At First Baptist, Lewis led church members and guests in an evening of prayer, music and reflection that celebrated King’s life while acknowledging, as she said, “The MLK dream hasn’t fully come to fruition.”

Gov. Maggie Hassan sent this message to the church: “The work to realize the dream is unending,” said Hassan. “I look forward to working with you to make the Granite State a more welcoming and inclusive place for everyone who calls New Hampshire home.”

Nashua Mayor Donnalee Lozeau said King’s words are a never-ending invitation to understand and reflect on issues surrounding equality and human rights.

“They are words of inspiration that feed our minds and souls and hearts,” said Lozeau.

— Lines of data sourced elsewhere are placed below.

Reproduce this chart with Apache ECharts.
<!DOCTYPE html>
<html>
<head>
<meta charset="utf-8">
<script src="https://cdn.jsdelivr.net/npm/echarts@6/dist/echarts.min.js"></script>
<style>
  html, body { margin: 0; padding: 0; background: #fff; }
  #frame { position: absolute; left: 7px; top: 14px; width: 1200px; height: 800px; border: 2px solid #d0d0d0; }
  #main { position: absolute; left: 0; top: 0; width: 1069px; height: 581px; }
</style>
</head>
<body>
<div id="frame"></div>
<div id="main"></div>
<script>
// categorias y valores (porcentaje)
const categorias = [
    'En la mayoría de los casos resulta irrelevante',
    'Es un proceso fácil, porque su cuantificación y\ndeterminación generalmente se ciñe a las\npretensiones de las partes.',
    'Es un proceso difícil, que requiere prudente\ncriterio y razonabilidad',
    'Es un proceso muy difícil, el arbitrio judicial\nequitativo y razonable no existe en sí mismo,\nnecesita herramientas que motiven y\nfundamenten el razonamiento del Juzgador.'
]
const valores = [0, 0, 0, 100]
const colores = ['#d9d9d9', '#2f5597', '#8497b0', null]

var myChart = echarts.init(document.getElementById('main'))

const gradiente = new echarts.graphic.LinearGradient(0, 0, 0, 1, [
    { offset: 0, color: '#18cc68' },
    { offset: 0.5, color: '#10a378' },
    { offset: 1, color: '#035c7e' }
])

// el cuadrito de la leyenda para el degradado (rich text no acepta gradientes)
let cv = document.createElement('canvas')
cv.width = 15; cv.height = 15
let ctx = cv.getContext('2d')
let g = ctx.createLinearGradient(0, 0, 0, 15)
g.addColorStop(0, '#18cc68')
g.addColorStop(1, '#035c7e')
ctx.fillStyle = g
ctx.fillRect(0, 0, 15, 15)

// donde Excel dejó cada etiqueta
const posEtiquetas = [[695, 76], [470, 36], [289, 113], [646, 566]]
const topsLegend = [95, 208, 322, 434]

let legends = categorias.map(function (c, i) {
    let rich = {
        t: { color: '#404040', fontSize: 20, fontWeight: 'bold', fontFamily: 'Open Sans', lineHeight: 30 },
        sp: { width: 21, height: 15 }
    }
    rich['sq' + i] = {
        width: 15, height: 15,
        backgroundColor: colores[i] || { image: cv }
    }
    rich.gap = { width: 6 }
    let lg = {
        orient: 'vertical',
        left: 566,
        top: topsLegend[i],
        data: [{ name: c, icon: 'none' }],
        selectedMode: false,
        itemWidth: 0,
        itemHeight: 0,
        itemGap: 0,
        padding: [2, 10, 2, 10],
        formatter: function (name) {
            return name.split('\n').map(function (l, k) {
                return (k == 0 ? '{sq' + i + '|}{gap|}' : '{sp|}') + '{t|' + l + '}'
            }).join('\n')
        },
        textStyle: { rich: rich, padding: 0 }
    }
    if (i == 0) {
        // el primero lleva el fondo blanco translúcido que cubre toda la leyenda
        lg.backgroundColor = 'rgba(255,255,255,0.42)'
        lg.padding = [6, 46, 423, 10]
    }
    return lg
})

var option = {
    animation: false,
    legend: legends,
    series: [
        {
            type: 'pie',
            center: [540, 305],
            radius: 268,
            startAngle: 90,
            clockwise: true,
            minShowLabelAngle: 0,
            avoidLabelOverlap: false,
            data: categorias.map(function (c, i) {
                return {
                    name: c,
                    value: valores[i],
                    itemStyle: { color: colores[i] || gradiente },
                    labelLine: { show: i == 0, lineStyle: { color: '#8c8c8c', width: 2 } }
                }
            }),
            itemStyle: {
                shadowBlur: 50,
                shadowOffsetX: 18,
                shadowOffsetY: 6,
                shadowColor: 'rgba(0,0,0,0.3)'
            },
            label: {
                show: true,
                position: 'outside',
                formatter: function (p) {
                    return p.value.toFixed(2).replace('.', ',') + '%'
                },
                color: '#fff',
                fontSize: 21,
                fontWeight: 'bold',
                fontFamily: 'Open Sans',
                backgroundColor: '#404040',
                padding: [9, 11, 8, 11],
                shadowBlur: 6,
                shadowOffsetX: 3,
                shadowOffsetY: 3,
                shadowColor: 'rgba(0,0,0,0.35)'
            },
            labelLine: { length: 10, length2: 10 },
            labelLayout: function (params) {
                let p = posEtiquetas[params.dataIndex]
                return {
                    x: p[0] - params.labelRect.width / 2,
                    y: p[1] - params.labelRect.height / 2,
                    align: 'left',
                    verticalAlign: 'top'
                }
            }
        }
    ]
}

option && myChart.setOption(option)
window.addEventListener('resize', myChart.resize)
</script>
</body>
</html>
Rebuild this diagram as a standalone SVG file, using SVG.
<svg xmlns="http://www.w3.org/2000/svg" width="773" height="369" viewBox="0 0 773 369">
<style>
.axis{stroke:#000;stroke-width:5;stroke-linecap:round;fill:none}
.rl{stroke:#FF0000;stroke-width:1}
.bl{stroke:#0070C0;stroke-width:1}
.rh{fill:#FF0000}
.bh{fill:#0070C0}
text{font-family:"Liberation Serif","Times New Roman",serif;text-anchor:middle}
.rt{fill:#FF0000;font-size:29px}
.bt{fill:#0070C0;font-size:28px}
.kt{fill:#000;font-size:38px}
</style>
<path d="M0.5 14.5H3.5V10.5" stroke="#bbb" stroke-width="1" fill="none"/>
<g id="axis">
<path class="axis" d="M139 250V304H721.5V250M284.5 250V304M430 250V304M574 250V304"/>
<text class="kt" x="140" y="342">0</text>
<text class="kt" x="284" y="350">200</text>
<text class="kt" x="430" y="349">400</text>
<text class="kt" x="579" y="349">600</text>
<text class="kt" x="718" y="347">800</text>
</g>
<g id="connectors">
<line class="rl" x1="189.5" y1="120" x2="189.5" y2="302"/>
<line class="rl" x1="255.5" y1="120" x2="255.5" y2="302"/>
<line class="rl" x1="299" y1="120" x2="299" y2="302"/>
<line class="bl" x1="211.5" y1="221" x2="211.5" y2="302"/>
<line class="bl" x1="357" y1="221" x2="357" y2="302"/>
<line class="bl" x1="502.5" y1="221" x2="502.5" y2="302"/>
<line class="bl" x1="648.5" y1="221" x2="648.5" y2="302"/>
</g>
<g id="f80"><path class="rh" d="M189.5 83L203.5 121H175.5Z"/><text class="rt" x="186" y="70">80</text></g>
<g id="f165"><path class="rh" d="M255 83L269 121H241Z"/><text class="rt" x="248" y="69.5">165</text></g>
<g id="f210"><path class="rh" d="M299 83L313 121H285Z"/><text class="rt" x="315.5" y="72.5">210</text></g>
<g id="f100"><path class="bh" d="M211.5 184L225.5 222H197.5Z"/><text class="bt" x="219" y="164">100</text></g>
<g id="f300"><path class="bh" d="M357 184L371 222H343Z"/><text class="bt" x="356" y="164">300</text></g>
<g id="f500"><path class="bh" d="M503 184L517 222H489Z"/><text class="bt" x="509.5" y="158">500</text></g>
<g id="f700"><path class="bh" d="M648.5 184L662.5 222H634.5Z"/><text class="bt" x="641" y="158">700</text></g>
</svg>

Past First Baptist celebrations have featured prominent keynote speakers such as Rev. Jesse Jackson, U.S. Attorney Wayne Budd and African-American historian Valerie Cunningham of Portsmouth. This year, former television journalist Liz Walker, now the pastor of the Roxbury Presbyterian Church in Boston, warmed up the winter night with her memories of King and her vision of how faith builds on the foundation he created.

“God calls all of us, but the problem has never been in the transmission; it’s in the reception,” she said.

Walker said Americans tend to do everything to excess, a characteristic that actually works in the case of love.

“Love in excess, that’s what God is calling us to do,” she said. “He wants us to love not just the people who look like us, but also the ones who don’t.”

Walker’s father was also a minister. She grew up in a church-centered home but said her vision of the role of faith changed after watching and listening to King.

“God wanted him to get out of the pulpit,” she said. “The church had to step out into the world. King did what he had to do, and he did it for love.”

Since the start, music has played a key role in the First Baptist MLK celebrations. On Saturday, the New Hampshire Gay Men Chorus was scheduled to perform, but the group got caught in a Manchester snow jam. There were still plenty of high notes from the First Baptist Church Choir, the New Fellowship Baptist Church Gospel Choir, and soloists Julia Leonard and Sophia White.

Together those musical voices helped drown out what Walker described as, “Voices in the world trying so hard to divide us up.”

For Walker, King’s message of equality, understanding and respect is essential for a world that faces a critical choice between division or unity.

“We’re caught in an inescapable network of mutuality,” she said. “We need each other. Oh my God, how we need each other now.”